Mihoubi a justifié cette décision par le coût exorbitant de ce type d'activités. Même celles financées par des privés ne seront plus autorisées. La raison ? Il y a la question du transfert des devises à l'étranger. A. Mihoubi a ajouté que des fonds «seront alloués pour aider les artistes locaux, critiquant les cachets des étrangers dans certaines manifestations. La décision du ministre vient après de nombreuses manifestations soulevées par les cachets payés à certains chanteurs arabes qui ont défrayé la chronique. Selon un journal, la chanteuse libanaise Elissa, invitée en Algérie pour le 2 juillet à l'occasion du cinquantenaire de l'indépendance, a exigé 100.000 dollars... et un chanteur algérien célèbre aurait exigé 7,5 millions de DA, soit 100.000 dollars, pour un concert dans une ville de l'intérieur du pays en 2011. Une décision courageuse et opportune ! Mais, voilà qui est plus facile à dire qu'à faire car bien des habitudes ont été prises et bien des réseaux se sont (très solidement) organisés ! De plus, va se poser un problème d'ordre politique: a-t-on le droit d'exclure du circuit culturel national les artistes algériens ou franco-algériens (et ils sont nombreux) désireux de s'exprimer sur le sol natal... A ce rythme, les joueurs de foot et autres jouant à l'étranger et sélectionnés en équipes nationales devront accepter d'être rémunérés (quand cela a lieu) en dinars... puis d'aller faire un tour au square Port Saïd.

2/ Paru récemment en France: Fatima Besnaci-Lancou, Prisons et camps d'internement en Algérie: les missions du Comité international de la Croix-Rouge dans la guerre d'indépendance, 1955-1962, préface de Aïssa Kadri, éd. du Croquant, 2018, 570 p.

Cet ouvrage aurait pu s'intituler «La guerre d'Algérie vue par le CICR». En près de 600 visites humanitaires, des délégués du Comité international de la Croix-Rouge (CICR) contrôlent, sur le territoire algérien, l'application du Droit de la guerre dans des prisons et des camps d'internement (ndlr: de concentration mais ne disant pas leur nom) où sont détenus des militants indépendantistes. Ces délégués distribuent également des secours matériels aux populations reléguées dans des camps de regroupement sur le sol algérien et à celles qui se sont réfugiées dans des camps au Maroc et en Tunisie. En 1958, les délégués se rendent auprès de soldats français détenus par le FLN et à partir de 1961, ils effectuent des missions aux bénéfices des activistes pro-Algérie française privés de liberté. Le CICR, garant des Conventions de Genève, a-t-il atteint ses objectifs d'humaniser cette guerre reconnue comme telle qu'en octobre 1999 ? Cet ouvrage répond à la question.
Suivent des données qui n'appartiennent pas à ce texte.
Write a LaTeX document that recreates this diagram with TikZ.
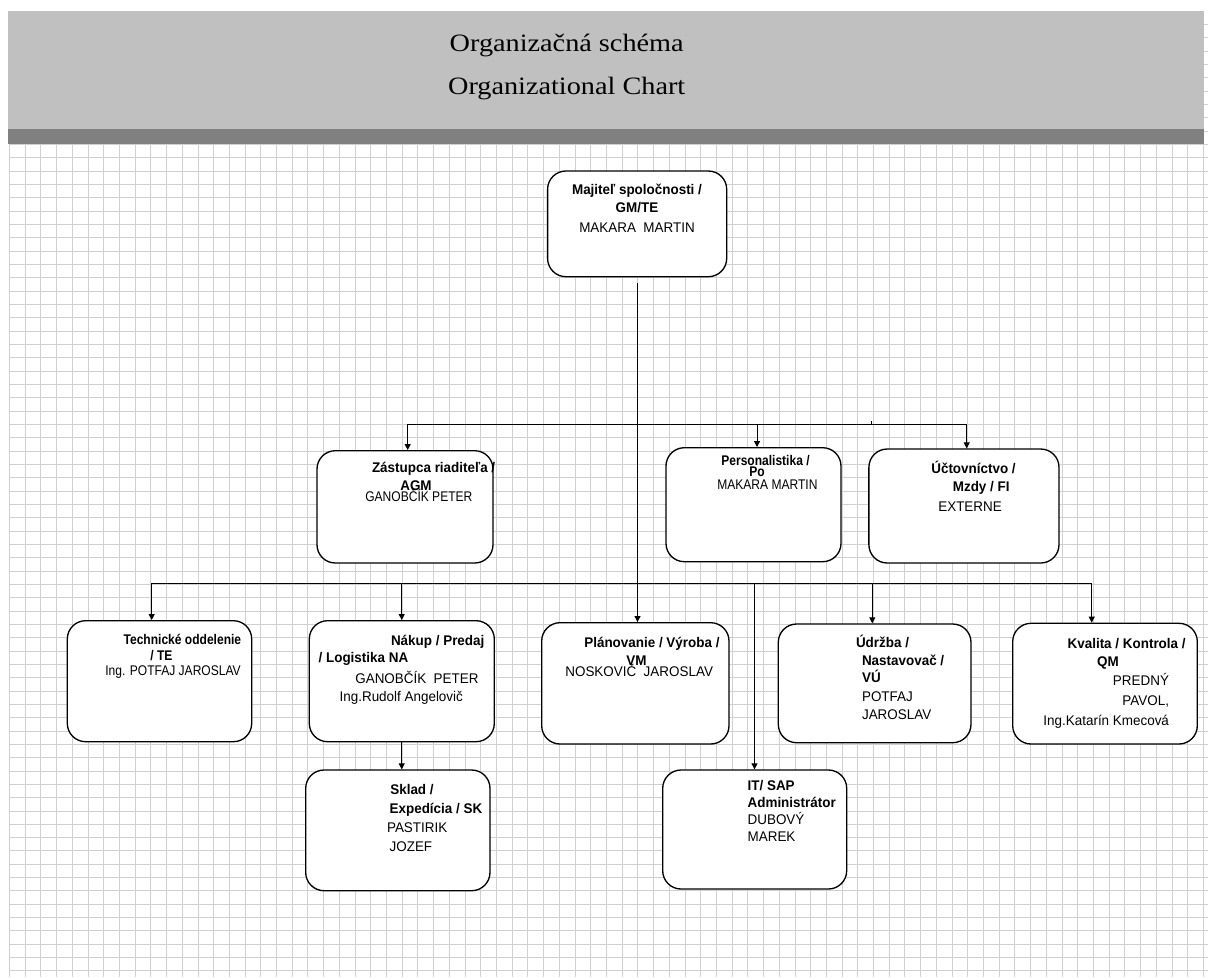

Extrait de la préface du professeur Aïssa Kadri: « ? Nul doute que l'on a là une recherche qui va compter dans l'historiographie de la guerre d'Algérie. L'ouvrage actualise la connaissance des dimensions de la répression (?). Appuyée sur des sources de première main, les archives quasi exhaustives du CICR sur la période, et de volumineuses et importantes données, documents, lettres et rapports «historiques» reproduits, l'auteure, dans sa volonté d'éclairer toutes les dimensions de la question, est allée encore plus loin que le travail de dépouillement, de décryptage, d'analyse et d'interprétation des cartons d'archives, en s'appuyant sur des autobiographies, des essais, des ouvrages, mais aussi des témoignages des principaux acteurs de la confrontation?»